> To do
From the first line of the listing below, retype each line up to and including the one with "for (let n = 219; n <= 315; n++) daq.push(n);"; pictures stay out.

> Data segment

----

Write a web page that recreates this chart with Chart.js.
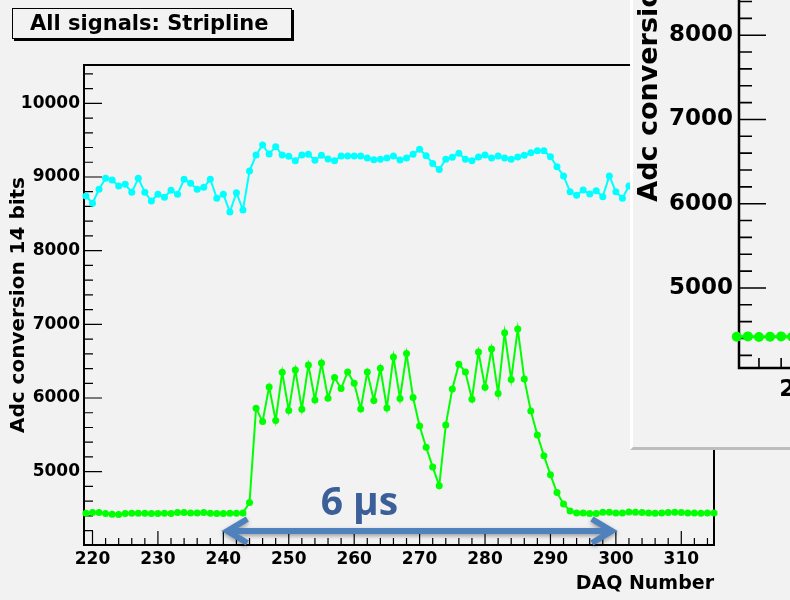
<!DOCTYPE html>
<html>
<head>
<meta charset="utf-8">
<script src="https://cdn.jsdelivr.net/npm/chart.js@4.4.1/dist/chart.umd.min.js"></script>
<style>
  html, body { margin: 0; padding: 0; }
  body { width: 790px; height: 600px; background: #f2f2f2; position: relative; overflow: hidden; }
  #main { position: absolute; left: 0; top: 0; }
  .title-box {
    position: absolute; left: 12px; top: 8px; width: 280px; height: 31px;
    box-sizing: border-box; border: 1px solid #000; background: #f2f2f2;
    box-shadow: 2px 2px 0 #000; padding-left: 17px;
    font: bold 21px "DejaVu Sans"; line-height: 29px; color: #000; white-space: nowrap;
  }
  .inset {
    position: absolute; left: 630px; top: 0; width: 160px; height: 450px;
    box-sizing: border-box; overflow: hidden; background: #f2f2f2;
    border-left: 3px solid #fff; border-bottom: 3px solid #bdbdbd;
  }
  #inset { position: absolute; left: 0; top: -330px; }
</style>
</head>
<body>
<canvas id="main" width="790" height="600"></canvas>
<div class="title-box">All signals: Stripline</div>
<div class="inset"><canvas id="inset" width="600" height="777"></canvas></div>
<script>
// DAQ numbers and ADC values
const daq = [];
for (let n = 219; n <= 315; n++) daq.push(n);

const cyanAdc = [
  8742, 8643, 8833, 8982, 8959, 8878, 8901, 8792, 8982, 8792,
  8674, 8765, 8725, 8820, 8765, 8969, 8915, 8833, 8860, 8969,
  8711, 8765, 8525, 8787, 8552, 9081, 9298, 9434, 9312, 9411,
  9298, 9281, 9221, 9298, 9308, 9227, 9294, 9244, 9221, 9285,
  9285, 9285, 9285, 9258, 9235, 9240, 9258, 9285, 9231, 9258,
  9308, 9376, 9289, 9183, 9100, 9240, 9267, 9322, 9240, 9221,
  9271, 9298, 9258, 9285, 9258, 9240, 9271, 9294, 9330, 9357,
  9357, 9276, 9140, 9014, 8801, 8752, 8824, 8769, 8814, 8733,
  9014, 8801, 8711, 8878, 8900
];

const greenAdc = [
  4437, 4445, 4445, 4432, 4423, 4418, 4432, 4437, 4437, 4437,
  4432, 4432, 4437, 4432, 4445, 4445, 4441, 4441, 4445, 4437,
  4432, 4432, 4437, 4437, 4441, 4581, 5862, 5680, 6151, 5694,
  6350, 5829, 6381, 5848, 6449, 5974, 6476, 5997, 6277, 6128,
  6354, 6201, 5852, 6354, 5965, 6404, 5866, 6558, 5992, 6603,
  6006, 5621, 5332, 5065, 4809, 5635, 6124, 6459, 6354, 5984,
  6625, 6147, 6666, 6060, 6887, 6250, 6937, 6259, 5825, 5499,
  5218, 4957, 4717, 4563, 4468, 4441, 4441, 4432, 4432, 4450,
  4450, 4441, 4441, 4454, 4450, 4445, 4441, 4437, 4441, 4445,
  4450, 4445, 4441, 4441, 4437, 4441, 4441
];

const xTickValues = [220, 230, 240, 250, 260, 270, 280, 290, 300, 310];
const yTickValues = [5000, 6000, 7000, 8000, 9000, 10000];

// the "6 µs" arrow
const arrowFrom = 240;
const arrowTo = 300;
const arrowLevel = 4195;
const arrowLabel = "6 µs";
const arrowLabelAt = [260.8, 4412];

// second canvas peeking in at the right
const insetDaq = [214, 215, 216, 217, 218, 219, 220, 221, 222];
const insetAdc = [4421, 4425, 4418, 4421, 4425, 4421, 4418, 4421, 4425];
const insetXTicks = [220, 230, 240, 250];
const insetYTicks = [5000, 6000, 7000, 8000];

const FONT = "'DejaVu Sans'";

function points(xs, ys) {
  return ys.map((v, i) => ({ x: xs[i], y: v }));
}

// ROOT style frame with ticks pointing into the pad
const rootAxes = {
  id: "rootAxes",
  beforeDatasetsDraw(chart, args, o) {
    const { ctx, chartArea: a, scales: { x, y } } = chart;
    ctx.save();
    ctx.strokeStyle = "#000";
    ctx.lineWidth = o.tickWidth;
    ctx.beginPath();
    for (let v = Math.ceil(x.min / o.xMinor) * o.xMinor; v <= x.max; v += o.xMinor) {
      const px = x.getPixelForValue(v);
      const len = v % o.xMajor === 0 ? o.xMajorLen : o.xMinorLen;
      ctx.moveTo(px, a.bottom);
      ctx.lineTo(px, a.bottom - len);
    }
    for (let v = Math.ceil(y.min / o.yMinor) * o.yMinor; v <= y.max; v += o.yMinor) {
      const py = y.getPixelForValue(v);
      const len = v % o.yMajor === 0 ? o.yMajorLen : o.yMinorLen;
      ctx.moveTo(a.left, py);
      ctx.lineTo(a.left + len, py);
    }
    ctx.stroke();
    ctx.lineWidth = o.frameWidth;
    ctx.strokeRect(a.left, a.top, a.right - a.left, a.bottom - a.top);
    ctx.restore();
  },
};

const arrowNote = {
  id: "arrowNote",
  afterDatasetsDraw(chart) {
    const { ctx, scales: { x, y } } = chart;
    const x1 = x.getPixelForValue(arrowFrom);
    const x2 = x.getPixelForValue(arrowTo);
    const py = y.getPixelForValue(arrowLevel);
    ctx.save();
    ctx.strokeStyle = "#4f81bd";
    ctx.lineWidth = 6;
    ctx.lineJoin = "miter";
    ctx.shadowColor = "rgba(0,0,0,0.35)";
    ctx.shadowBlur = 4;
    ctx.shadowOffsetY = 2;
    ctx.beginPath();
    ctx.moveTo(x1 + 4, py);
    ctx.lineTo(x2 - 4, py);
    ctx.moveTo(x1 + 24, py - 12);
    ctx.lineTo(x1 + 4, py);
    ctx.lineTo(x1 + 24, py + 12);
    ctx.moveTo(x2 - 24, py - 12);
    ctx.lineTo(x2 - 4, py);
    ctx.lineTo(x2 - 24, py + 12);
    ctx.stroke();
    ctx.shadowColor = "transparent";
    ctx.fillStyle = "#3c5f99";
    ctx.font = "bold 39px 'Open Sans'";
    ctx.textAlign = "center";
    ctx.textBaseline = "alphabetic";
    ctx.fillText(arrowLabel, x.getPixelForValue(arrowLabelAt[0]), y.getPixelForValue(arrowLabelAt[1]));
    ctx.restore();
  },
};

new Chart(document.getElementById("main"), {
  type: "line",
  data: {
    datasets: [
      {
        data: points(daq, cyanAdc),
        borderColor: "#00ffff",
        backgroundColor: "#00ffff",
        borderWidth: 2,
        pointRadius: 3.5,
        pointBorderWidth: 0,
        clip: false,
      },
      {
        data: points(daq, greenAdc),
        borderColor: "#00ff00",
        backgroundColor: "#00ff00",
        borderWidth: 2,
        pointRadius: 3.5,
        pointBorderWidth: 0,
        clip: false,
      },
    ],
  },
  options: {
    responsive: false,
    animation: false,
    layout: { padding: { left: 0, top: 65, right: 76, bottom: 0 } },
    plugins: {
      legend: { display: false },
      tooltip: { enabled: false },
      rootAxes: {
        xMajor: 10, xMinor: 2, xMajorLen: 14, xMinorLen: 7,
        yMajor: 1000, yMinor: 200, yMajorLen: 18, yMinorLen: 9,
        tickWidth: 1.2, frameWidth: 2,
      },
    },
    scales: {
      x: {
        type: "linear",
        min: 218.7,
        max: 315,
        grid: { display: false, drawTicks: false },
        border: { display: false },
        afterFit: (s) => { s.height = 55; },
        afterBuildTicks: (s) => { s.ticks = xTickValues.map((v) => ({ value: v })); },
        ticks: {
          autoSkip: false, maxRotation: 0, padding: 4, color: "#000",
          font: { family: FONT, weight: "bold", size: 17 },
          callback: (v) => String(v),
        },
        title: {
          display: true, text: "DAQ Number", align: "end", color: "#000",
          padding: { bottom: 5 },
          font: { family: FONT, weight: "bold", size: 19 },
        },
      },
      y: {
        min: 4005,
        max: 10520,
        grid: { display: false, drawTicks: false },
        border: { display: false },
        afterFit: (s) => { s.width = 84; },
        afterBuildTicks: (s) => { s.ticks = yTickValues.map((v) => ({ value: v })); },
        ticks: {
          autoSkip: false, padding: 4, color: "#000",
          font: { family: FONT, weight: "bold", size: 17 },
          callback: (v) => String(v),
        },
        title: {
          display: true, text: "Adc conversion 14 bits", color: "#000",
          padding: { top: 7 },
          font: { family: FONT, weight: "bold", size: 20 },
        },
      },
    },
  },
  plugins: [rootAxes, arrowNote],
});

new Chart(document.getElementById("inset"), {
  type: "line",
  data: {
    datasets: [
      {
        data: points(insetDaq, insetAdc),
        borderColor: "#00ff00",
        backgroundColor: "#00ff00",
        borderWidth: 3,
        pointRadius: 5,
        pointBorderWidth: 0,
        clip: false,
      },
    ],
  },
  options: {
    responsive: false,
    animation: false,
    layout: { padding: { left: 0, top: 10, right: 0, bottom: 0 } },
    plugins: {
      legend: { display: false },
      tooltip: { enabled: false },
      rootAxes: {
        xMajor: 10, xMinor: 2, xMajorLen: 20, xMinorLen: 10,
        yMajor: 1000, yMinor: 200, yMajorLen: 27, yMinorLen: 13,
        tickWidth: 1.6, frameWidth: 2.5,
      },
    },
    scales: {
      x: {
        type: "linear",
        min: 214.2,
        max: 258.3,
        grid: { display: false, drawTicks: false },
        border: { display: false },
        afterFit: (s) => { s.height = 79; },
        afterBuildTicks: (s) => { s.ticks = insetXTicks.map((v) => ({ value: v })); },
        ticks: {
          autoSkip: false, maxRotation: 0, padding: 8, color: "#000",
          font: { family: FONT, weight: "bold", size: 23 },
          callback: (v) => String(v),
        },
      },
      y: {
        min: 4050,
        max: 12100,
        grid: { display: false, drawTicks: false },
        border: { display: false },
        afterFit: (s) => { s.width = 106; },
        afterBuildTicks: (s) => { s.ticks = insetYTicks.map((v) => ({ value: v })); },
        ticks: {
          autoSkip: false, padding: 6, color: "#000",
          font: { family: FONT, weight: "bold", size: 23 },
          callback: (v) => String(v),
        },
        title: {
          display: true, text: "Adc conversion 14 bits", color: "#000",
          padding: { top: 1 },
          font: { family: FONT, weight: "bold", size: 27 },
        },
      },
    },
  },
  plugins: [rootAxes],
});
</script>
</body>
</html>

----

> Response to this exercise
Write a web page that recreates this chart with Chart.js.
<!DOCTYPE html>
<html>
<head>
<meta charset="utf-8">
<script src="https://cdn.jsdelivr.net/npm/chart.js@4.4.1/dist/chart.umd.min.js"></script>
<style>
  html, body { margin: 0; padding: 0; }
  body { width: 790px; height: 600px; background: #f2f2f2; position: relative; overflow: hidden; }
  #main { position: absolute; left: 0; top: 0; }
  .title-box {
    position: absolute; left: 12px; top: 8px; width: 280px; height: 31px;
    box-sizing: border-box; border: 1px solid #000; background: #f2f2f2;
    box-shadow: 2px 2px 0 #000; padding-left: 17px;
    font: bold 21px "DejaVu Sans"; line-height: 29px; color: #000; white-space: nowrap;
  }
  .inset {
    position: absolute; left: 630px; top: 0; width: 160px; height: 450px;
    box-sizing: border-box; overflow: hidden; background: #f2f2f2;
    border-left: 3px solid #fff; border-bottom: 3px solid #bdbdbd;
  }
  #inset { position: absolute; left: 0; top: -330px; }
</style>
</head>
<body>
<canvas id="main" width="790" height="600"></canvas>
<div class="title-box">All signals: Stripline</div>
<div class="inset"><canvas id="inset" width="600" height="777"></canvas></div>
<script>
// DAQ numbers and ADC values
const daq = [];
for (let n = 219; n <= 315; n++) daq.push(n);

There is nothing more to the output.